* [Goal]: Without the pictures, write out all the lines below exactly as they appear.

══════

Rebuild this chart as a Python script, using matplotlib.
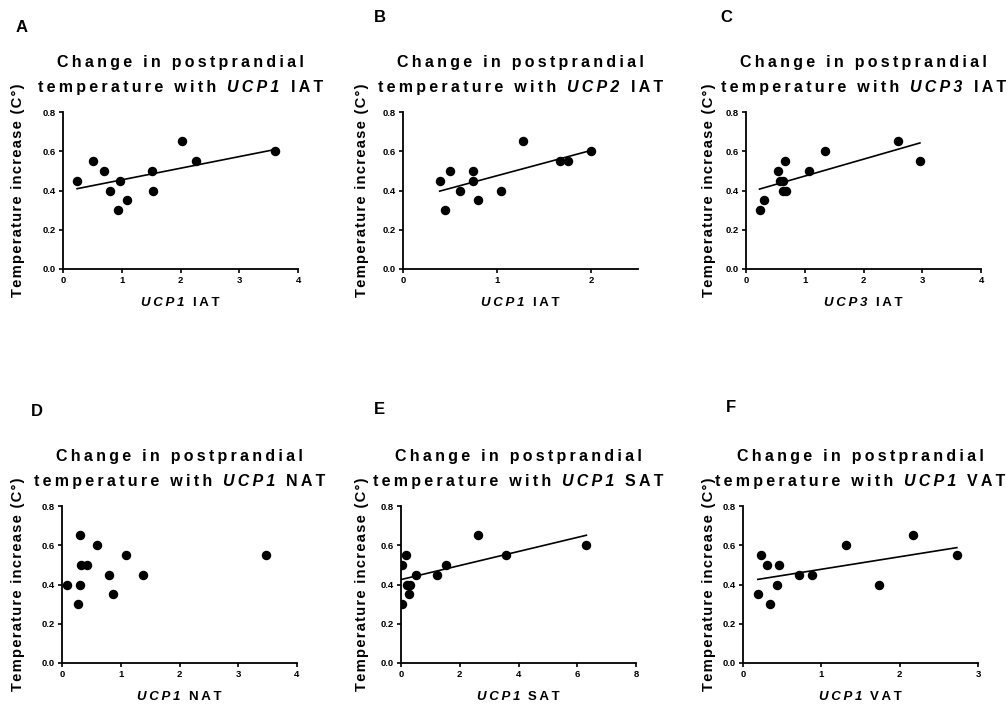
""" Six scatter panels: postprandial temperature increase vs UCP expression. """
import numpy as np
import matplotlib
matplotlib.use('Agg')
import matplotlib.pyplot as plt

FONT = ['Liberation Sans', 'DejaVu Sans']
plt.rcParams['font.family'] = FONT
plt.rcParams['font.weight'] = 'bold'

# data
letters = ['A', 'B', 'C', 'D', 'E', 'F']
genes = ['UCP1', 'UCP2', 'UCP3', 'UCP1', 'UCP1', 'UCP1']
depots = ['IAT', 'IAT', 'IAT', 'NAT', 'SAT', 'VAT']
xgenes = ['UCP1', 'UCP1', 'UCP3', 'UCP1', 'UCP1', 'UCP1']
x_max = [4, 2.5, 4, 4, 8, 3]
x_step = [1, 1, 1, 1, 2, 1]
has_fit = [True, True, True, False, True, True]

x_a = [0.24, 0.51, 0.70, 0.80, 0.94, 0.97, 1.09, 1.52, 1.54, 2.02, 2.27, 3.60]
y_a = [0.45, 0.55, 0.50, 0.40, 0.30, 0.45, 0.35, 0.50, 0.40, 0.65, 0.55, 0.60]
x_b = [0.39, 0.45, 0.50, 0.61, 0.74, 0.74, 0.80, 1.04, 1.28, 1.67, 1.75, 2.00]
y_b = [0.45, 0.30, 0.50, 0.40, 0.50, 0.45, 0.35, 0.40, 0.65, 0.55, 0.55, 0.60]
x_c = [0.23, 0.30, 0.54, 0.58, 0.63, 0.63, 0.66, 0.68, 1.08, 1.34, 2.58, 2.96]
y_c = [0.30, 0.35, 0.50, 0.45, 0.45, 0.40, 0.55, 0.40, 0.50, 0.60, 0.65, 0.55]
x_d = [0.09, 0.28, 0.31, 0.31, 0.33, 0.43, 0.60, 0.80, 0.87, 1.09, 1.38, 3.48]
y_d = [0.40, 0.30, 0.65, 0.40, 0.50, 0.50, 0.60, 0.45, 0.35, 0.55, 0.45, 0.55]
x_e = [0.02, 0.02, 0.16, 0.20, 0.27, 0.30, 0.52, 1.24, 1.52, 2.61, 3.57, 6.31]
y_e = [0.50, 0.30, 0.55, 0.40, 0.35, 0.40, 0.45, 0.45, 0.50, 0.65, 0.55, 0.60]
x_f = [0.19, 0.23, 0.31, 0.34, 0.44, 0.46, 0.71, 0.88, 1.31, 1.73, 2.17, 2.73]
y_f = [0.35, 0.55, 0.50, 0.30, 0.40, 0.50, 0.45, 0.45, 0.60, 0.40, 0.65, 0.55]
xs = [x_a, x_b, x_c, x_d, x_e, x_f]
ys = [y_a, y_b, y_c, y_d, y_e, y_f]

# layout (pixels, figure is 1008 x 704 at dpi 100)
W, H = 1008, 704
ax_left = [63, 403, 746, 62, 401, 743]
ax_bottom = [269, 269, 269, 663, 663, 663]
ax_w, ax_h = 235, 157
letter_pos = [(22, 28), (380, 17), (726, 18), (37, 411), (379, 409), (731, 407)]
ylab_off = [-45, -41, -37, -44, -39, -34]


def spaced(s, gap='\u2009'):
    """ fake letter spacing """
    return gap.join(s)


def rich_line(fig, x_px, y_px, parts, size, gap='\u2009', word=0.68):
    """ draw a centred line made of (text, style) parts, baseline at y_px """
    r = fig.canvas.get_renderer()
    inv = fig.transFigure.inverted()
    arts = [fig.text(0, 0, spaced(t, gap), fontsize=size, fontweight='bold',
                     fontstyle=st, family=FONT, ha='left', va='baseline')
            for t, st in parts]
    widths = [a.get_window_extent(r).width for a in arts]
    word_gap = word * size * fig.dpi / 72
    x = x_px - (sum(widths) + word_gap * (len(arts) - 1)) / 2
    for a, w in zip(arts, widths):
        a.set_position(inv.transform((x, H - y_px)))
        x += w + word_gap


fig = plt.figure(figsize=(W / 100, H / 100), dpi=100)

for i in range(6):
    ax = fig.add_axes([ax_left[i] / W, 1 - ax_bottom[i] / H, ax_w / W, ax_h / H])
    x = np.array(xs[i])
    y = np.array(ys[i])
    ax.plot(x, y, 'o', color='black', markersize=5.8, zorder=3)
    if has_fit[i]:
        k, b = np.polyfit(x, y, 1)
        xx = np.array([x.min(), x.max()])
        ax.plot(xx, k * xx + b, color='black', linewidth=1.2)
    ax.set_xlim(0, x_max[i])
    ax.set_ylim(0, 0.8)
    ax.set_xticks(np.arange(0, x_max[i] + 0.01, x_step[i]))
    ax.set_yticks([0.0, 0.2, 0.4, 0.6, 0.8])
    ax.set_yticklabels(['0.0', '0.2', '0.4', '0.6', '0.8'])
    for s in ['top', 'right']:
        ax.spines[s].set_visible(False)
    for s in ['left', 'bottom']:
        ax.spines[s].set_linewidth(1.3)
    ax.tick_params(length=3, width=1.2, pad=2, labelsize=6.8, color='black')
    for lab in ax.get_xticklabels() + ax.get_yticklabels():
        lab.set_fontweight('bold')
    ax.set_ylabel(spaced('Temperature increase (C°)', '\u200a'), fontsize=10.6,
                  fontweight='bold', va='center')
    ax.yaxis.set_label_coords(ylab_off[i] / ax_w, 0.5)

    cx = ax_left[i] + ax_w / 2
    top = ax_bottom[i] - ax_h
    rich_line(fig, cx, top - 45, [('Change in postprandial', 'normal')], 11.5)
    rich_line(fig, cx, top - 20, [('temperature with', 'normal'),
                                  (genes[i], 'italic'), (depots[i], 'normal')], 11.5)
    rich_line(fig, cx, ax_bottom[i] + 37, [(xgenes[i], 'italic'), (depots[i], 'normal')],
              9.5, word=0.62)
    fig.text(letter_pos[i][0] / W, 1 - letter_pos[i][1] / H, letters[i], fontsize=12,
             fontweight='bold', ha='center', va='center')

fig.savefig('out.png', dpi=100)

══════

* [Exercise response]:
Rebuild this chart as a Python script, using matplotlib.
""" Six scatter panels: postprandial temperature increase vs UCP expression. """
import numpy as np
import matplotlib
matplotlib.use('Agg')
import matplotlib.pyplot as plt

FONT = ['Liberation Sans', 'DejaVu Sans']
plt.rcParams['font.family'] = FONT
plt.rcParams['font.weight'] = 'bold'

# data
letters = ['A', 'B', 'C', 'D', 'E', 'F']
genes = ['UCP1', 'UCP2', 'UCP3', 'UCP1', 'UCP1', 'UCP1']
depots = ['IAT', 'IAT', 'IAT', 'NAT', 'SAT', 'VAT']
xgenes = ['UCP1', 'UCP1', 'UCP3', 'UCP1', 'UCP1', 'UCP1']
x_max = [4, 2.5, 4, 4, 8, 3]
x_step = [1, 1, 1, 1, 2, 1]
has_fit = [True, True, True, False, True, True]

x_a = [0.24, 0.51, 0.70, 0.80, 0.94, 0.97, 1.09, 1.52, 1.54, 2.02, 2.27, 3.60]
y_a = [0.45, 0.55, 0.50, 0.40, 0.30, 0.45, 0.35, 0.50, 0.40, 0.65, 0.55, 0.60]
x_b = [0.39, 0.45, 0.50, 0.61, 0.74, 0.74, 0.80, 1.04, 1.28, 1.67, 1.75, 2.00]
y_b = [0.45, 0.30, 0.50, 0.40, 0.50, 0.45, 0.35, 0.40, 0.65, 0.55, 0.55, 0.60]
x_c = [0.23, 0.30, 0.54, 0.58, 0.63, 0.63, 0.66, 0.68, 1.08, 1.34, 2.58, 2.96]
y_c = [0.30, 0.35, 0.50, 0.45, 0.45, 0.40, 0.55, 0.40, 0.50, 0.60, 0.65, 0.55]
x_d = [0.09, 0.28, 0.31, 0.31, 0.33, 0.43, 0.60, 0.80, 0.87, 1.09, 1.38, 3.48]
y_d = [0.40, 0.30, 0.65, 0.40, 0.50, 0.50, 0.60, 0.45, 0.35, 0.55, 0.45, 0.55]
x_e = [0.02, 0.02, 0.16, 0.20, 0.27, 0.30, 0.52, 1.24, 1.52, 2.61, 3.57, 6.31]
y_e = [0.50, 0.30, 0.55, 0.40, 0.35, 0.40, 0.45, 0.45, 0.50, 0.65, 0.55, 0.60]
x_f = [0.19, 0.23, 0.31, 0.34, 0.44, 0.46, 0.71, 0.88, 1.31, 1.73, 2.17, 2.73]
y_f = [0.35, 0.55, 0.50, 0.30, 0.40, 0.50, 0.45, 0.45, 0.60, 0.40, 0.65, 0.55]
xs = [x_a, x_b, x_c, x_d, x_e, x_f]
ys = [y_a, y_b, y_c, y_d, y_e, y_f]

# layout (pixels, figure is 1008 x 704 at dpi 100)
W, H = 1008, 704
ax_left = [63, 403, 746, 62, 401, 743]
ax_bottom = [269, 269, 269, 663, 663, 663]
ax_w, ax_h = 235, 157
letter_pos = [(22, 28), (380, 17), (726, 18), (37, 411), (379, 409), (731, 407)]
ylab_off = [-45, -41, -37, -44, -39, -34]


def spaced(s, gap='\u2009'):
    """ fake letter spacing """
    return gap.join(s)


def rich_line(fig, x_px, y_px, parts, size, gap='\u2009', word=0.68):
    """ draw a centred line made of (text, style) parts, baseline at y_px """
    r = fig.canvas.get_renderer()
    inv = fig.transFigure.inverted()
    arts = [fig.text(0, 0, spaced(t, gap), fontsize=size, fontweight='bold',
                     fontstyle=st, family=FONT, ha='left', va='baseline')
            for t, st in parts]
    widths = [a.get_window_extent(r).width for a in arts]
    word_gap = word * size * fig.dpi / 72
    x = x_px - (sum(widths) + word_gap * (len(arts) - 1)) / 2
    for a, w in zip(arts, widths):
        a.set_position(inv.transform((x, H - y_px)))
        x += w + word_gap


fig = plt.figure(figsize=(W / 100, H / 100), dpi=100)

for i in range(6):
    ax = fig.add_axes([ax_left[i] / W, 1 - ax_bottom[i] / H, ax_w / W, ax_h / H])
    x = np.array(xs[i])
    y = np.array(ys[i])
    ax.plot(x, y, 'o', color='black', markersize=5.8, zorder=3)
    if has_fit[i]:
        k, b = np.polyfit(x, y, 1)
        xx = np.array([x.min(), x.max()])
        ax.plot(xx, k * xx + b, color='black', linewidth=1.2)
    ax.set_xlim(0, x_max[i])
    ax.set_ylim(0, 0.8)
    ax.set_xticks(np.arange(0, x_max[i] + 0.01, x_step[i]))
    ax.set_yticks([0.0, 0.2, 0.4, 0.6, 0.8])
    ax.set_yticklabels(['0.0', '0.2', '0.4', '0.6', '0.8'])
    for s in ['top', 'right']:
        ax.spines[s].set_visible(False)
    for s in ['left', 'bottom']:
        ax.spines[s].set_linewidth(1.3)
    ax.tick_params(length=3, width=1.2, pad=2, labelsize=6.8, color='black')
    for lab in ax.get_xticklabels() + ax.get_yticklabels():
        lab.set_fontweight('bold')
    ax.set_ylabel(spaced('Temperature increase (C°)', '\u200a'), fontsize=10.6,
                  fontweight='bold', va='center')
    ax.yaxis.set_label_coords(ylab_off[i] / ax_w, 0.5)

    cx = ax_left[i] + ax_w / 2
    top = ax_bottom[i] - ax_h
    rich_line(fig, cx, top - 45, [('Change in postprandial', 'normal')], 11.5)
    rich_line(fig, cx, top - 20, [('temperature with', 'normal'),
                                  (genes[i], 'italic'), (depots[i], 'normal')], 11.5)
    rich_line(fig, cx, ax_bottom[i] + 37, [(xgenes[i], 'italic'), (depots[i], 'normal')],
              9.5, word=0.62)
    fig.text(letter_pos[i][0] / W, 1 - letter_pos[i][1] / H, letters[i], fontsize=12,
             fontweight='bold', ha='center', va='center')

fig.savefig('out.png', dpi=100)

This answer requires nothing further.